My wife & I have been separated coming up 2 years now. We split after only a few years of marriage but we had been together over a decade. I like to blame myself for not being a better husband. We have a son together.

 

We tried working on things for a couple of months but decided to call it quits. I still had some issues to resolve. Unfortunately she was dating within a couple of weeks & has been with the guy ever since.

 

Not wanting to meet anyone until I was ok I held off until I felt I was capable. Dating went well but I quit soon after as I thought maybe I wasn't actually ready. A couple of weeks later I met a fantastic girl. We had a whirlwind couple of months until I thought again perhaps I wasn't over the Ex so broke it off. A short time later I realised I missed her too much so we got back together, we're still together now.

 

Now, I do love my GF but I also still love my Ex & I miss my family.
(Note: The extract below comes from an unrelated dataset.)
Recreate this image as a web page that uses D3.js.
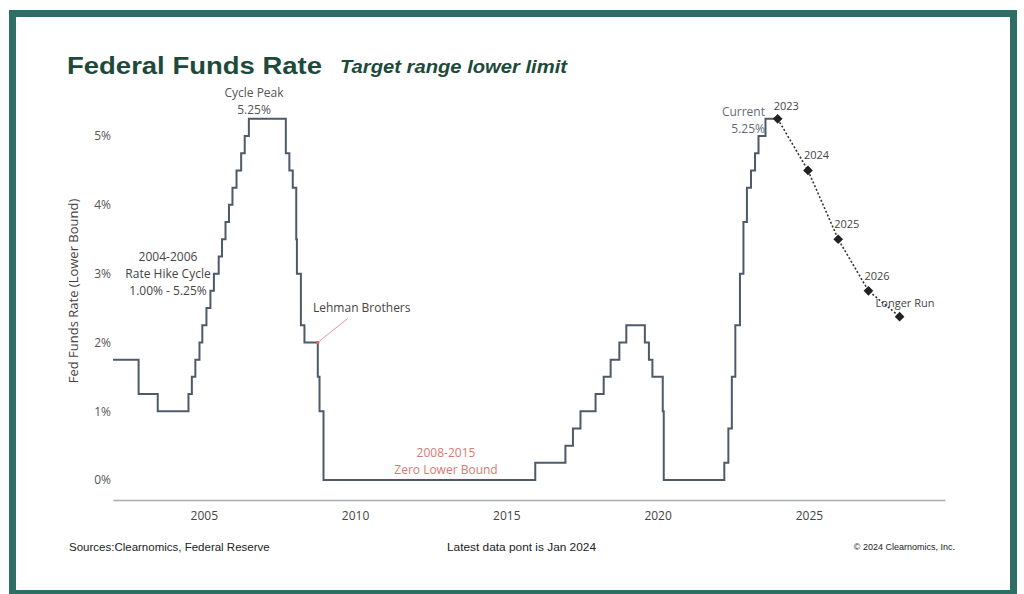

I still see the Ex regularly which might have something to do with all this. I don't think there is any chance that we would ever get back together, shes made that quite clear but I don't think I actually want to 100% get over her. Is this normal? Am I just mentally self-abusing myself?

 

I still like to talk to her at any opportunity I can; be it via text message, email, phone or in person. She doesn't try to create these windows for me so I know shes not leading me on or anything. To be honest alot of the time shes not very forthcoming in conversation.

 

My GF is amazing. The sex is fantastic. She thinks all my quirks & niggles are gorgeous - she essentially loves me for me which at the end of the day is what everyone wants isn't it.

 

Not sure what my question is, I think I'm mostly just kind of venting. I know I can't change anything about my relationship with my Ex. I guess in time I will eventually get over her 99% but I can't rush it. I still get memories from familiar surroundings. We have a lot of good memories & I miss what we had. I hate getting down about it, its just so draining.